Stated exercise — Reproduce the listing below exactly, minus its pictures.

[start]

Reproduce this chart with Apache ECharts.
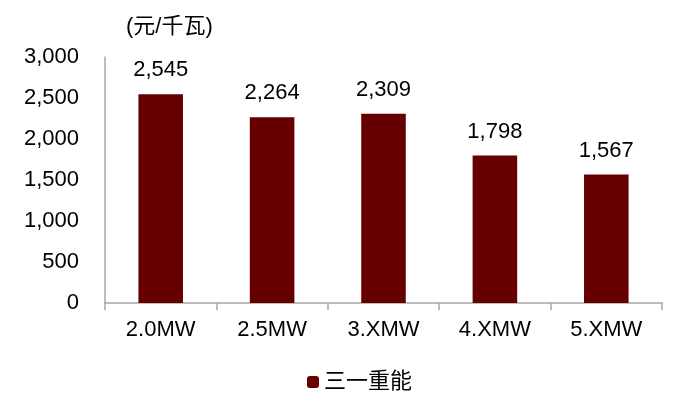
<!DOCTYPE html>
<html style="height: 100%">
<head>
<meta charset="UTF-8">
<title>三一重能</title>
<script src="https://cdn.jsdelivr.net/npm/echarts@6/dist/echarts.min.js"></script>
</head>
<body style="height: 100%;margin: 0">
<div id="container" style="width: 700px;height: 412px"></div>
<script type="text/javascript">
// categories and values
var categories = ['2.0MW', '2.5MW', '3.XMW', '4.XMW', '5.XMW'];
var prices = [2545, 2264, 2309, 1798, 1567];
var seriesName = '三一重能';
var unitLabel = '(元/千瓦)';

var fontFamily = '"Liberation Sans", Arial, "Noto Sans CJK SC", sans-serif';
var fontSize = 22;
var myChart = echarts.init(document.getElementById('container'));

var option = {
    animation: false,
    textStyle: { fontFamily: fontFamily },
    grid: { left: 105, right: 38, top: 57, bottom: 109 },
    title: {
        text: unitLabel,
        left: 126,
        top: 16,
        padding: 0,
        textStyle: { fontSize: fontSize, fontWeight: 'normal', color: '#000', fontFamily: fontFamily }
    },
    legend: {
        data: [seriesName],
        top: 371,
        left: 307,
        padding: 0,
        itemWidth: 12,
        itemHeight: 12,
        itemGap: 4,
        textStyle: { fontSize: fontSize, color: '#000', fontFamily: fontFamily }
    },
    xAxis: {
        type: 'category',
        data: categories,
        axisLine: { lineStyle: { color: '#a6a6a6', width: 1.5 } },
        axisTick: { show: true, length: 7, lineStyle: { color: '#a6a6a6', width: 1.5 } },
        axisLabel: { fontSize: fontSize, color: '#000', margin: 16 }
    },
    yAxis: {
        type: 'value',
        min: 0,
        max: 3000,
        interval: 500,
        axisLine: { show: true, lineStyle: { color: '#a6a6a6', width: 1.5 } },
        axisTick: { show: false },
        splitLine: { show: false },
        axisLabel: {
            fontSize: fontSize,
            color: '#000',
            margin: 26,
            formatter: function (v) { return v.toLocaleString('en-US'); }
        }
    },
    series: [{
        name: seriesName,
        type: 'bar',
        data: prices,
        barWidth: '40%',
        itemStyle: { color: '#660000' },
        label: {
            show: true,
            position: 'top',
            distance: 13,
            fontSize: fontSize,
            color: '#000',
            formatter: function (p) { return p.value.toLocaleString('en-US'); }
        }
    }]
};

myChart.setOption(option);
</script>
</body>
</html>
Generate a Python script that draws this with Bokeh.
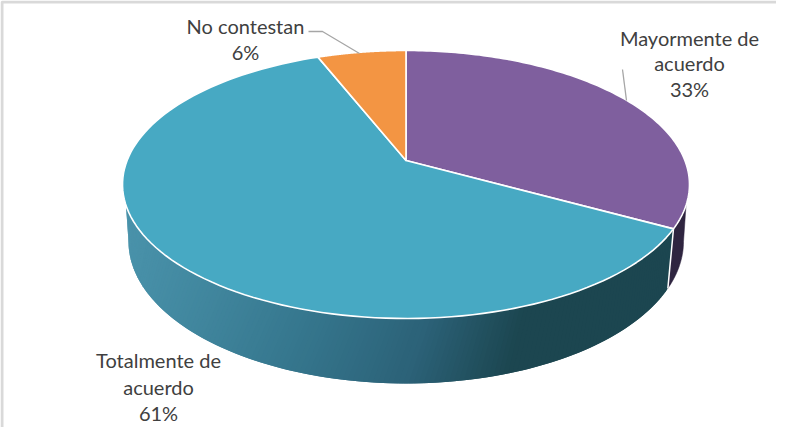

[end]

Task result —
Reproduce this chart with Apache ECharts.
<!DOCTYPE html>
<html style="height: 100%">
<head>
<meta charset="UTF-8">
<title>三一重能</title>
<script src="https://cdn.jsdelivr.net/npm/echarts@6/dist/echarts.min.js"></script>
</head>
<body style="height: 100%;margin: 0">
<div id="container" style="width: 700px;height: 412px"></div>
<script type="text/javascript">
// categories and values
var categories = ['2.0MW', '2.5MW', '3.XMW', '4.XMW', '5.XMW'];
var prices = [2545, 2264, 2309, 1798, 1567];
var seriesName = '三一重能';
var unitLabel = '(元/千瓦)';

var fontFamily = '"Liberation Sans", Arial, "Noto Sans CJK SC", sans-serif';
var fontSize = 22;
var myChart = echarts.init(document.getElementById('container'));

var option = {
    animation: false,
    textStyle: { fontFamily: fontFamily },
    grid: { left: 105, right: 38, top: 57, bottom: 109 },
    title: {
        text: unitLabel,
        left: 126,
        top: 16,
        padding: 0,
        textStyle: { fontSize: fontSize, fontWeight: 'normal', color: '#000', fontFamily: fontFamily }
    },
    legend: {
        data: [seriesName],
        top: 371,
        left: 307,
        padding: 0,
        itemWidth: 12,
        itemHeight: 12,
        itemGap: 4,
        textStyle: { fontSize: fontSize, color: '#000', fontFamily: fontFamily }
    },
    xAxis: {
        type: 'category',
        data: categories,
        axisLine: { lineStyle: { color: '#a6a6a6', width: 1.5 } },
        axisTick: { show: true, length: 7, lineStyle: { color: '#a6a6a6', width: 1.5 } },
        axisLabel: { fontSize: fontSize, color: '#000', margin: 16 }
    },
    yAxis: {
        type: 'value',
        min: 0,
        max: 3000,
        interval: 500,
        axisLine: { show: true, lineStyle: { color: '#a6a6a6', width: 1.5 } },
        axisTick: { show: false },
        splitLine: { show: false },
        axisLabel: {
            fontSize: fontSize,
            color: '#000',
            margin: 26,
            formatter: function (v) { return v.toLocaleString('en-US'); }
        }
    },
    series: [{
        name: seriesName,
        type: 'bar',
        data: prices,
        barWidth: '40%',
        itemStyle: { color: '#660000' },
        label: {
            show: true,
            position: 'top',
            distance: 13,
            fontSize: fontSize,
            color: '#000',
            formatter: function (p) { return p.value.toLocaleString('en-US'); }
        }
    }]
};

myChart.setOption(option);
</script>
</body>
</html>
Generate a Python script that draws this with Bokeh.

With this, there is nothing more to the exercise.